Risco de letargia, por Cristovam Buarque
Um
país pode dormir em berço esplêndido, mas seu povo e suas lideranças
não têm o direito de ficarem letárgicos quando seu futuro está ameaçado. Mas estamos sofrendo de letargia diante do esgotamento de um ciclo histórico que exige mudança de rumo.
É
visível que nossa democracia está fragilizada por causa da corrupção,
da desmoralização dos partidos tradicionais, do uso de “pacotes”
elaborado conforme os interesses do momento, do elevado custo de
campanhas, transformadas em batalhas de marqueteiros e advogados, e do
financiamento corruptor destas campanhas milionárias.
Outro
fato que demonstra esta fragilidade é o controle do Legislativo pelo
Executivo e a insólita disputa entre Legislativo e Judiciário.
É
visível o risco da perda do controle da inflação. Uma das conquistas da
democracia foi o Plano Real, adotado por unanimidade pelas lideranças
políticas nacionais e todos os governos dede 1994.
Agora, elas
parecem abandonar esta grande conquista. E o povo parece manter-se
letárgico, sem despertar para o risco do monstro da inflação e suas
consequências desestabilizadoras de todas as políticas, especialmente as
sociais e econômicas.
Também estamos letárgicos diante da
desmoralização de outra grande conquista da democracia: a transferência
de renda. Estamos letárgicos também diante do risco do aumento real do
salário mínimo, agora ameaçados pela volta da inflação e pelo risco de
que sirva como indutor de mais inflação.
Estamos letárgicos
diante da aceitação de bolsas como instrumentos permanentes sem
compromisso com a abolição da pobreza. Os brasileiros, especialmente os
beneficiários das bolsas, ainda não se despertaram para um tempo em que
se livrarão delas.
E as lideranças políticas, especialmente as
que se consideram de esquerda, parecem considerar que o Brasil já fez
sua revolução, ao distribuir um mínimo de sua imensa renda para os
pobres, mesmo mantendo o modelo social e econômico concentrador.

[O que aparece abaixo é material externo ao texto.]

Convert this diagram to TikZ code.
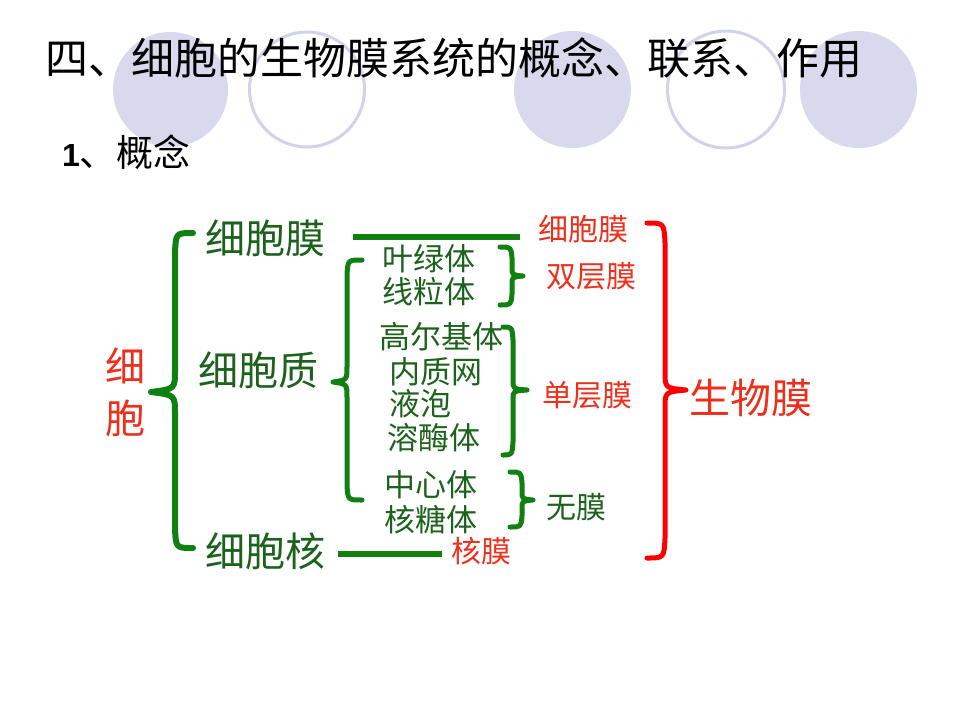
\documentclass[tikz,border=0pt]{standalone}
\usepackage{fontspec}
\newfontfamily\cjk{Noto Sans CJK SC}
\newfontfamily\lsans{Liberation Sans}
\definecolor{lav}{RGB}{217,217,238}
\definecolor{lavline}{RGB}{210,210,234}
\definecolor{braceg}{RGB}{16,128,16}
\definecolor{textg}{RGB}{28,98,28}
\definecolor{bracer}{RGB}{255,0,0}
\definecolor{textr}{RGB}{236,48,28}
\tikzset{
  lbl/.style={inner sep=0pt, outer sep=0pt},
  bigg/.style={lbl, text=textg, font=\cjk\fontsize{40}{40}\selectfont},
  smallg/.style={lbl, text=textg, font=\cjk\fontsize{31}{31}\selectfont},
  smallr/.style={lbl, text=textr, font=\cjk\fontsize{30}{30}\selectfont},
  bigr/.style={lbl, text=textr, font=\cjk\fontsize{41}{41}\selectfont},
  gbrace/.style={draw=braceg, line width=5pt, line cap=round, line join=round},
  rbrace/.style={draw=bracer, line width=5pt, line cap=round, line join=round},
  gline/.style={draw=braceg, line width=6pt},
}
\begin{document}
\begin{tikzpicture}[x=1pt,y=-1pt]
\useasboundingbox (0,0) rectangle (960,720);
% background circles
\fill[lav] (170.5,89.5) circle[radius=57.5pt];
\draw[lavline, line width=3pt, fill=white] (307,89.5) circle[radius=57.5pt];
\fill[lav] (572.5,89.5) circle[radius=58.5pt];
\draw[lavline, line width=3pt, fill=white] (726,89.5) circle[radius=58.5pt];
\fill[lav] (858.5,89.5) circle[radius=58.5pt];
% title
\node[lbl, anchor=west, font=\cjk\fontsize{43}{44}\selectfont] (title) at (45,58) {四、细胞的生物膜系统的概念、联系、作用};
\node[lbl, anchor=west] (sub) at (62,152) {{\lsans\bfseries\fontsize{32}{32}\selectfont 1}{\cjk\fontsize{37}{37}\selectfont 、概念}};
% left labels
\node[lbl, text=textr, font=\cjk\fontsize{40}{40}\selectfont] (xi) at (125,366) {细};
\node[lbl, text=textr, font=\cjk\fontsize{40}{40}\selectfont] (bao) at (125,418) {胞};
\node[bigg] (mem) at (265,238) {细胞膜};
\node[bigg] (cyt) at (258,370) {细胞质};
\node[bigg] (nuc) at (265,551) {细胞核};
% organelles
\node[smallg, anchor=west] (ylt) at (382,259) {叶绿体};
\node[smallg, anchor=west] (xlt) at (382,292) {线粒体};
\node[smallg, anchor=west] (gej) at (379,337) {高尔基体};
\node[smallg, anchor=west] (nzw) at (389,372) {内质网};
\node[smallg, anchor=west] (yp) at (389,404) {液泡};
\node[smallg, anchor=west] (rmt) at (387,438) {溶酶体};
\node[smallg, anchor=west] (zxt) at (384,485) {中心体};
\node[smallg, anchor=west] (htt) at (384,520) {核糖体};
% right labels
\node[smallr] (rmem) at (583,229) {细胞膜};
\node[smallr] (sc) at (591,276) {双层膜};
\node[smallr] (dc) at (587,395) {单层膜};
\node[lbl, text=textg, font=\cjk\fontsize{30}{30}\selectfont] (wm) at (576,507) {无膜};
\node[smallr] (hm) at (481,551) {核膜};
\node[bigr] (swm) at (751,398) {生物膜};
% connector lines
\coordinate (l1a) at (353,237); \coordinate (l1b) at (520,237);
\coordinate (l2a) at (338,554); \coordinate (l2b) at (442,554);
\draw[gline] (l1a) -- (l1b);
\draw[gline] (l2a) -- (l2b);
% big left brace
\draw[gbrace, line width=6pt] (193,233) .. controls (176,233) .. (175,252) -- (175,370)
  .. controls (175,389) .. (151,392) .. controls (175,395) .. (175,414) -- (175,529)
  .. controls (176,548) .. (193,548);
% inner left brace
\draw[gbrace] (362,260) .. controls (348,260) .. (347,274) -- (347,366)
  .. controls (347,380) .. (333,382) .. controls (347,384) .. (347,398) -- (347,486)
  .. controls (348,500) .. (362,500);
% small right braces
\draw[gbrace] (500,247) .. controls (511,247) .. (512,258) -- (512,268)
  .. controls (512,275) .. (523,276) .. controls (512,277) .. (512,284) -- (512,294)
  .. controls (511,305) .. (500,305);
\draw[gbrace] (503,327) .. controls (512,327) .. (513,340) -- (513,380)
  .. controls (513,389) .. (527,390) .. controls (513,391) .. (513,400) -- (513,442)
  .. controls (512,455) .. (503,455);
\draw[gbrace] (510,472) .. controls (521,472) .. (522,483) -- (522,492)
  .. controls (522,499) .. (533,500) .. controls (522,501) .. (522,508) -- (522,516)
  .. controls (521,527) .. (510,527);
% red right brace
\draw[rbrace] (647,223) .. controls (664,223) .. (665,243) -- (665,372)
  .. controls (665,388) .. (686,390) .. controls (665,392) .. (665,408) -- (665,538)
  .. controls (664,558) .. (647,558);
\end{tikzpicture}
\end{document}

É preciso despertar para a necessidade de que qualquer brasileiro e sua família estejam independentes da necessidade de bolsa.
Nosso
povo e líderes também estão letárgicos diante do claro atraso da nossa
economia que, mesmo quando cresce, faz como há cinco séculos, por meio
da exportação de commodities, e há 60 anos por intermédio da produção
industrial de bens sem conteúdo cientifico e tecnológico. É preciso
despertar para o fato de estarmos aceitando no século XXI uma economia
de meados do século XX.
A letargia fica mais grave porque as
eleições presidenciais são o momento de despertar, mas até agora não se
vê qualquer dos candidatos com propostas que permitam reorientar o país.
Nenhum
deles parece estar interessado em despertar o povo da letargia diante
de uma sexta economia baseada em commodities, de uma sociedade não
emancipadora, de volta da inflação e de uma democracia acanhada e
instável, que parece ser de brincadeira.
É muito arriscado ficar dormindo enquanto o mundo inteiro se mexe, mesmo quando em crise de crescimento na produção.